Proposition 4 : Une gouvernance associant des parties prenantes et des personnalités qualifiées indépendantes des fondateurs pour l’ensemble des statuts de fondations
Constat : La création de fonds de dotations a été renforcée par le contrôle de l’autorité administrative sur leur création et leur fonctionnement par le biais de la loi n°2021–1109 du 24 août 2021. Cependant, leur gouvernance nécessite un élargissement qui permet aux fondateurs de rester majoritaires.
Proposition : Adapter la recommandation de la Cour des comptes aux fonds de dotation par l’instauration d’une instance collégiale qui regroupe des personnalités qualifiées et expertes qui auront un effet positif en matière de mise en place de la stratégie du fonds et en termes de processus de sélection des projets à soutenir dans le cadre des appels à projets.
Axe 3 : Modalités d’action et d’évaluation
Proposition 5 : Favoriser le croisement des expertises et des réseaux pour permettre à la philanthropie de positionner son action à un niveau systémique.
Constat : Il existe de nos jours un ensemble d’initiatives collectives dont les pratiquent pourraient être généralisées pour faire évoluer les pratiques du secteur et répondre aux enjeux telle que La Coalition française des fondations pour le Climat (CffC), initiée par le Centre français des Fonds et Fondations.
Proposition : Encourager les initiatives collectives, les alliances, les consortiums, les coalitions entre fondations et les partenariats multi-acteurs : collectivités territoriales, entreprises et associations qui favorisent toutes le développement de solutions concrètes et l’expérimentation de nouvelles façons de soutenir les projets
Proposition 6 : Les méthodes permettant de rendre compte de la valeur réellement produite pour chaque partie prenante restent aujourd’hui limitées
Constat : Le manque d’outils et de données ne permet pas de mesurer concrètement la contribution réelle des acteurs de l’intérêt général.
Proposition : Réaliser une étude comparée entre l’efficacité d’un don et celui d’une subvention publique et systématisation des démarches d’évaluation à travers une approche basée sur les méthodes de rendre compte de la vraie valeur produite pour chaque partie prenante.
Axe 4 : Développement de la culture du don
Proposition 7 : Encourager les dons quel que soit le potentiel contributif de chacun
Constat : Les donateurs qui ne sont pas assujettis à l’impôt ne bénéficient pas de réduction prévue dans le cadre des dispositifs fiscaux
Proposition : Une ouverture plus large des dispositifs fiscaux aux acteurs qui ne sont pas assujettis à l’impôt permettrait que les donateurs bénéficient tous des mêmes incitations.

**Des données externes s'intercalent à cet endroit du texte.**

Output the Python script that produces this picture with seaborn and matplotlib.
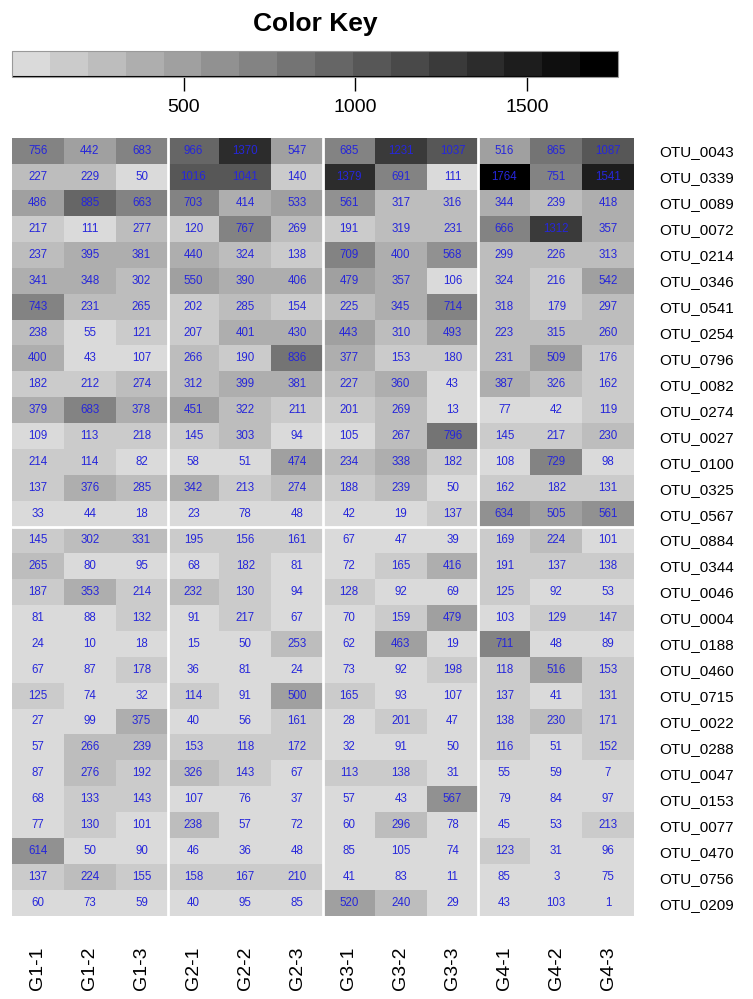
import numpy as np
import pandas as pd
import matplotlib
matplotlib.use("Agg")
import matplotlib.pyplot as plt
import seaborn as sns
from matplotlib.colors import ListedColormap, BoundaryNorm

sns.set_style("white")
plt.rcParams["font.family"] = ["Liberation Sans", "DejaVu Sans"]
plt.rcParams["text.color"] = "black"
plt.rcParams["xtick.color"] = "black"
plt.rcParams["ytick.color"] = "black"
plt.rcParams["xtick.labelcolor"] = "black"
plt.rcParams["ytick.labelcolor"] = "black"

samples = ["G1-1", "G1-2", "G1-3", "G2-1", "G2-2", "G2-3",
           "G3-1", "G3-2", "G3-3", "G4-1", "G4-2", "G4-3"]

otus = ["OTU_0043", "OTU_0339", "OTU_0089", "OTU_0072", "OTU_0214", "OTU_0346",
        "OTU_0541", "OTU_0254", "OTU_0796", "OTU_0082", "OTU_0274", "OTU_0027",
        "OTU_0100", "OTU_0325", "OTU_0567", "OTU_0884", "OTU_0344", "OTU_0046",
        "OTU_0004", "OTU_0188", "OTU_0460", "OTU_0715", "OTU_0022", "OTU_0288",
        "OTU_0047", "OTU_0153", "OTU_0077", "OTU_0470", "OTU_0756", "OTU_0209"]

g1_1 = [756, 227, 486, 217, 237, 341, 743, 238, 400, 182, 379, 109, 214, 137, 33,
        145, 265, 187, 81, 24, 67, 125, 27, 57, 87, 68, 77, 614, 137, 60]
g1_2 = [442, 229, 885, 111, 395, 348, 231, 55, 43, 212, 683, 113, 114, 376, 44,
        302, 80, 353, 88, 10, 87, 74, 99, 266, 276, 133, 130, 50, 224, 73]
g1_3 = [683, 50, 663, 277, 381, 302, 265, 121, 107, 274, 378, 218, 82, 285, 18,
        331, 95, 214, 132, 18, 178, 32, 375, 239, 192, 143, 101, 90, 155, 59]
g2_1 = [966, 1016, 703, 120, 440, 550, 202, 207, 266, 312, 451, 145, 58, 342, 23,
        195, 68, 232, 91, 15, 36, 114, 40, 153, 326, 107, 238, 46, 158, 40]
g2_2 = [1370, 1041, 414, 767, 324, 390, 285, 401, 190, 399, 322, 303, 51, 213, 78,
        156, 182, 130, 217, 50, 81, 91, 56, 118, 143, 76, 57, 36, 167, 95]
g2_3 = [547, 140, 533, 269, 138, 406, 154, 430, 836, 381, 211, 94, 474, 274, 48,
        161, 81, 94, 67, 253, 24, 500, 161, 172, 67, 37, 72, 48, 210, 85]
g3_1 = [685, 1379, 561, 191, 709, 479, 225, 443, 377, 227, 201, 105, 234, 188, 42,
        67, 72, 128, 70, 62, 73, 165, 28, 32, 113, 57, 60, 85, 41, 520]
g3_2 = [1231, 691, 317, 319, 400, 357, 345, 310, 153, 360, 269, 267, 338, 239, 19,
        47, 165, 92, 159, 463, 92, 93, 201, 91, 138, 43, 296, 105, 83, 240]
g3_3 = [1037, 111, 316, 231, 568, 106, 714, 493, 180, 43, 13, 796, 182, 50, 137,
        39, 416, 69, 479, 19, 198, 107, 47, 50, 31, 567, 78, 74, 11, 29]
g4_1 = [516, 1764, 344, 666, 299, 324, 318, 223, 231, 387, 77, 145, 108, 162, 634,
        169, 191, 125, 103, 711, 118, 137, 138, 116, 55, 79, 45, 123, 85, 43]
g4_2 = [865, 751, 239, 1312, 226, 216, 179, 315, 509, 326, 42, 217, 729, 182, 505,
        224, 137, 92, 129, 48, 516, 41, 230, 51, 59, 84, 53, 31, 3, 103]
g4_3 = [1087, 1541, 418, 357, 313, 542, 297, 260, 176, 162, 119, 230, 98, 131, 561,
        101, 138, 53, 147, 89, 153, 131, 171, 152, 7, 97, 213, 96, 75, 1]

key_ticks = [500, 1000, 1500]

df = pd.DataFrame({s: v for s, v in zip(samples,
                   [g1_1, g1_2, g1_3, g2_1, g2_2, g2_3,
                    g3_1, g3_2, g3_3, g4_1, g4_2, g4_3])}, index=otus)

vals = df.values
nbins = 16
breaks = np.linspace(vals.min(), vals.max(), nbins + 1)
shades = np.linspace(0xDA, 0x00, nbins) / 255.0
cmap = ListedColormap([(g, g, g) for g in shades])
norm = BoundaryNorm(breaks, nbins)

W, H = 753, 999
fig = plt.figure(figsize=(W / 100, H / 100), dpi=100)
fig.patch.set_facecolor("white")

hx0, hx1, hy0, hy1 = 12, 634, 138, 916
ax = fig.add_axes([hx0 / W, 1 - hy1 / H, (hx1 - hx0) / W, (hy1 - hy0) / H])
kx0, kx1, ky0, ky1 = 12, 618, 51, 77
cax = fig.add_axes([kx0 / W, 1 - ky1 / H, (kx1 - kx0) / W, (ky1 - ky0) / H])

sns.heatmap(df, ax=ax, cmap=cmap, norm=norm, annot=True, fmt="d",
            annot_kws={"color": "#2626DA", "fontsize": 8.3},
            cbar_ax=cax, cbar_kws={"orientation": "horizontal", "ticks": key_ticks})

for x in (3, 6, 9):
    ax.axvline(x, color="white", lw=2)
ax.axhline(15, color="white", lw=2)

ax.set_xticklabels(samples, rotation=90, fontsize=14, color="black")
ax.tick_params(axis="x", length=0, pad=22)
ax.yaxis.tick_right()
ax.set_yticklabels(otus, rotation=0, fontsize=11, color="black")
ax.tick_params(axis="y", length=0, pad=18)
ax.set_xlabel("")
ax.set_ylabel("")

cb = ax.collections[0].colorbar
cb.outline.set_linewidth(0.8)
cb.outline.set_edgecolor("#999999")
cax.minorticks_off()
cax.xaxis.set_ticks(key_ticks, minor=False)
cax.xaxis.set_minor_locator(matplotlib.ticker.NullLocator())
cax.tick_params(axis="x", which="major", length=10, width=1, labelsize=14,
                pad=6, direction="out", color="black", labelcolor="black")
cax.set_xticklabels([str(t) for t in key_ticks], color="black")
cax.axhline(cax.get_ylim()[0], color="black", lw=1.5)

fig.text(315 / W, 1 - 24 / H, "Color Key", ha="center", va="center",
         fontsize=19, fontweight="bold", color="black")

fig.savefig("out.png", dpi=100, facecolor="white")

Cette mesure favoriserait le développement d’une culture du don dans toute la société.
Proposition 8 : Encourager la « grande » philanthropie
Constat : le processus d’instruction d’une création ou d’une modification des statuts d’une fondation reconnue d’utilité publique est long et complexe
Proposition : Adopter la proposition du rapport « La philanthropie à la française » qui consiste à rendre la reconnaissance l’utilité publique par décret simple et supprimer l’avis à priori du Conseil d’Etat et prévoir une possibilité de recours lorsqu’une demande de reconnaissance d’utilité publique est refusée. Il serait également envisageable d’accroitre la transparence et la simplification au processus sans pour autant mettre en cause l’exonération de droits de mutation à titre gratuit, afin d’encourager les acteurs ayant un pouvoir contributif plus large.